The Book of Psalms is one of the most beloved of the prayer books of humanity, and with good reason. Its 150 chapters cover a multitude of spiritual moods and issues and is a foundation of Christian spirituality.
I've worked with the Book of Psalms periodically over the years in my own meditation and prayer, but always with mixed emotions, because, for all its beauty and wisdom, the Book of Psalms has limits which I found off-putting.
First of all, it is a book of its patriarchal faith; assuming the masculinity of God, the world's rulers, and the reader. As a woman who knows to her core that the mystery of God is both and neither male and female, this was a brick wall for me. There are some inclusive language translations of the Psalms; this is another.
Secondly, it is a book that speaks to a people living in a threatened monarchy. I, on the other hand, live in a threatening democracy. I need to be confronted with God's will for my nation with a slightly different slant.
Thirdly, the Book of Psalms is bound in the science of its time. Now that we know more about the universe and its continuing creation, our Psalms can be adapted to that knowledge.
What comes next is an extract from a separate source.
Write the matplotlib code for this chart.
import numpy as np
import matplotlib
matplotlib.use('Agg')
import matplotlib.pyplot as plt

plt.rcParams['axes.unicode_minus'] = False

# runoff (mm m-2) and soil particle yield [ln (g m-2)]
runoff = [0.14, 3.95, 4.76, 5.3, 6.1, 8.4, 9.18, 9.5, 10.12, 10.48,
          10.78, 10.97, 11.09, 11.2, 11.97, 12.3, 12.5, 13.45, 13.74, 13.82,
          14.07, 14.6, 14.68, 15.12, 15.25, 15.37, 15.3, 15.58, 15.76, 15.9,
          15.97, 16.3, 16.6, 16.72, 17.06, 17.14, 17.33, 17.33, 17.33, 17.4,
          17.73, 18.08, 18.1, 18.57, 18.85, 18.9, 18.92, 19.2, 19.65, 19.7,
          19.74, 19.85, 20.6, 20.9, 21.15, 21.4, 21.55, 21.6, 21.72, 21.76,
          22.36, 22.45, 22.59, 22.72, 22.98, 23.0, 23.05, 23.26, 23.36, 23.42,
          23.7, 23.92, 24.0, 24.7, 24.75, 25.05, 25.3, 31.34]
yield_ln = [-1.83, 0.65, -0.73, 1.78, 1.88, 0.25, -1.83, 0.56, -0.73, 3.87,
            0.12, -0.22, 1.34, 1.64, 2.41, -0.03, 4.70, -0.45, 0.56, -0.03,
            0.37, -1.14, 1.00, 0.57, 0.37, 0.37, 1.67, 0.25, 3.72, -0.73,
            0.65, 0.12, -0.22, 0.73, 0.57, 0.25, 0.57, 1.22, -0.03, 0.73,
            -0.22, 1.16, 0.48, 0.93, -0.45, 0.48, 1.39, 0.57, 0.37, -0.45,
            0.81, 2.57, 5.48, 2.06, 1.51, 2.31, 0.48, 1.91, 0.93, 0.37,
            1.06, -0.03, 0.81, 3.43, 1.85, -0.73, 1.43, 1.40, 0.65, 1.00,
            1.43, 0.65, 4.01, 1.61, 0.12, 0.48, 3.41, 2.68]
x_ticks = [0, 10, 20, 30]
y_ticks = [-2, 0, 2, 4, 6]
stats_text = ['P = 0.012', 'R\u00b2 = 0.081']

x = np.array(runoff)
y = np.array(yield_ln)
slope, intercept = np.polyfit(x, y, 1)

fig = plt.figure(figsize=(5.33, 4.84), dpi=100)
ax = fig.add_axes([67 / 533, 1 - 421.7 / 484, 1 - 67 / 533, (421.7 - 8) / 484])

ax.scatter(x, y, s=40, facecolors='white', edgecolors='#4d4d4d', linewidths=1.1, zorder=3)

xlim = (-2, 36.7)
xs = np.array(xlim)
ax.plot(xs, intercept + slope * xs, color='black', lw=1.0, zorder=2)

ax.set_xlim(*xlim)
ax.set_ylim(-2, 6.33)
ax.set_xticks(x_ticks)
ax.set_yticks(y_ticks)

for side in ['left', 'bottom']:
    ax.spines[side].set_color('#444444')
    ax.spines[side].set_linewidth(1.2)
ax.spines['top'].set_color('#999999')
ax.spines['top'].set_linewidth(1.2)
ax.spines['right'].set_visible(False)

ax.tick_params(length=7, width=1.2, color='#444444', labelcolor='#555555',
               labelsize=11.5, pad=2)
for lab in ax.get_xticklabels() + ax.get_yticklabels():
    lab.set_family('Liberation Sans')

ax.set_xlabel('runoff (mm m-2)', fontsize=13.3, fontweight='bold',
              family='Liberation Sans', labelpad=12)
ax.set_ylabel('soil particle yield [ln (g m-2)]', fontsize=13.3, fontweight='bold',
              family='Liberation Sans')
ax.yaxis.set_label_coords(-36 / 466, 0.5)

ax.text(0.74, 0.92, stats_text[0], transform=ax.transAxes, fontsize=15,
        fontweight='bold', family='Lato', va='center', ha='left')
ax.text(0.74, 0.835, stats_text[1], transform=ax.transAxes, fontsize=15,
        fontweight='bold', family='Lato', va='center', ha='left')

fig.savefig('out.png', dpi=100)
Fourthly, the Book of Psalms is of uneven spiritual content. It sometimes devolves into violent, furious images of the divine which I just can't cope with. Many users of the Psalms psychologize these passages. (Haven't we all been so angry at times as to want to dash someone's children on rocks? Well, actually, no. But you get the idea.) In this improvisation, I've withdrawn the human projections on the divine and owned up to my own feelings.
Fifthly and for me, the most important, the writers of the Psalms lived in a world that took the existence of God utterly for granted. The Psalm writers often lament the absence of this God from their lives, but they never doubt that there is a God who could be present. In our postmodern world, even those who have taken that leap of faith know that that is what we have done, and many people stand on the brink, wondering how to get across at all. In this context, the off-hand certainty of the Psalms is not helpful. I set about to improvise with the modern theologies of agnosticism, atheism, and process theology to make the Psalms more useful to me.
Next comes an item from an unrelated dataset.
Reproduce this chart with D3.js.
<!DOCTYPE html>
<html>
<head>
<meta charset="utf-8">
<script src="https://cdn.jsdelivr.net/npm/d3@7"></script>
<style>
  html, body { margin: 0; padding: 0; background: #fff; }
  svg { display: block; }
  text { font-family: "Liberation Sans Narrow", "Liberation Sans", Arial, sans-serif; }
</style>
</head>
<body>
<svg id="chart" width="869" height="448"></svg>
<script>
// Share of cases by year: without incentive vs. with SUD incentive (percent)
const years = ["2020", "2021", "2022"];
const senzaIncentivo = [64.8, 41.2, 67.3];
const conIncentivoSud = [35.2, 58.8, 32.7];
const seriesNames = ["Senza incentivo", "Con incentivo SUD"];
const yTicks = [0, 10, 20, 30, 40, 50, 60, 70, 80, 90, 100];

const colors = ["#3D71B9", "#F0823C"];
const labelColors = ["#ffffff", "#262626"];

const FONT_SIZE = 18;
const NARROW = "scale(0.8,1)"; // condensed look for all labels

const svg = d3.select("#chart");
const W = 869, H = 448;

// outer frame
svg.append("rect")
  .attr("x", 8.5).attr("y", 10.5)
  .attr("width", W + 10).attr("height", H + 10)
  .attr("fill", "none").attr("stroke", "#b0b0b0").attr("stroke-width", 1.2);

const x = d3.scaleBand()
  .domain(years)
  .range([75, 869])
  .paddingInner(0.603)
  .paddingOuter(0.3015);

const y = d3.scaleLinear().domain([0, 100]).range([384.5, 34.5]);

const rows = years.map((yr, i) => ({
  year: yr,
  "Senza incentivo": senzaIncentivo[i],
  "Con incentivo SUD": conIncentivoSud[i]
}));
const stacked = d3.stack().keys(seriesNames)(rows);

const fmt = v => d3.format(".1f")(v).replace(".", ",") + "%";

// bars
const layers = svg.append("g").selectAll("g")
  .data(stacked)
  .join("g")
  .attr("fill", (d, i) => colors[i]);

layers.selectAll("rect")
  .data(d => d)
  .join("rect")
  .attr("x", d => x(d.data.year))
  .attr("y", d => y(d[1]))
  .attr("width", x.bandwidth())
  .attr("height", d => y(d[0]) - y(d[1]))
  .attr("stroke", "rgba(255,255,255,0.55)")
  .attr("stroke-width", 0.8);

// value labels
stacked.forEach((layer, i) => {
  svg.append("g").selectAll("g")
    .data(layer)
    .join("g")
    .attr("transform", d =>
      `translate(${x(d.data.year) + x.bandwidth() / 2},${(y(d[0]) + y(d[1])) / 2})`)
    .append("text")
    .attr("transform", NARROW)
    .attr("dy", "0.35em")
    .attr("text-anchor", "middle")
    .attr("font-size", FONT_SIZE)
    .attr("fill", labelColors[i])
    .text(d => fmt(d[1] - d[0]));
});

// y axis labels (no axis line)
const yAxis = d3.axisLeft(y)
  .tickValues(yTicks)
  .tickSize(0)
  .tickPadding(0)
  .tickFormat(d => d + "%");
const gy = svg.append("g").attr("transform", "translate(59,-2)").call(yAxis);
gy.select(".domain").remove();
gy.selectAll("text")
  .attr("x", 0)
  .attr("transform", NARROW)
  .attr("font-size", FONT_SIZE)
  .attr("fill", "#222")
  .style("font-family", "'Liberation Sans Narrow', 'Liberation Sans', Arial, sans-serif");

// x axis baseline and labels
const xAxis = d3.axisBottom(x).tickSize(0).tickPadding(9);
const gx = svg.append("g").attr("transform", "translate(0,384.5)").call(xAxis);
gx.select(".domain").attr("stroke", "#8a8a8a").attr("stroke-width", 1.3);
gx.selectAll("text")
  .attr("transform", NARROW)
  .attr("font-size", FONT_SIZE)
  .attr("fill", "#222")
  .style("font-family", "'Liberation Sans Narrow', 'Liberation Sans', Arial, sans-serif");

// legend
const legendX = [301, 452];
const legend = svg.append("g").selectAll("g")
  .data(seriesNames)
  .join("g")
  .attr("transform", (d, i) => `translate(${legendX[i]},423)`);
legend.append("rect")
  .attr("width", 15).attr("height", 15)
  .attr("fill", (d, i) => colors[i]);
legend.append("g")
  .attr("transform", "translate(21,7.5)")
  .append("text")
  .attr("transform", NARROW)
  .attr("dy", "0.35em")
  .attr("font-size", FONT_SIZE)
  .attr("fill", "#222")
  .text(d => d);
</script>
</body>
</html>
These improvisations of the Psalms were the result of three years of daily spiritual practice, now several years ago. To improvise is to use a theme in a way that is recognizible but fresh. I hope I have achieved that.
I started posting these Psalms to a Blog more as a private way to explore the world of Blogging than to make them public, indeed, I posted the first several before I understood that anyone but me would ever see them "in print." Several times I lost interest in the project of posting them (Poetry is hard in blogs, as all indents have to be put in individually with HTML code in every blogging tool I've found so far.) Each time I slacked off, someone asked for more or asked permission to use one and got me going again. So what started as a spiritual discipline turned out to be useful to others, and I'm glad.
These days the blog gets about thirty hits a day, mostly from people searching Google for Psalms; I was touched to discover that I got my most hits on the fifth anniversary of 9/11.
So thanks to the faithful readers who kept me going! It was a blessing to me to re-visit the Psalms, as it had been a blessing to work and pray with them in the first place.
I share them with the prayer that they might speak to other people of faith--and doubt-- and enrich their lives and experience of the divine.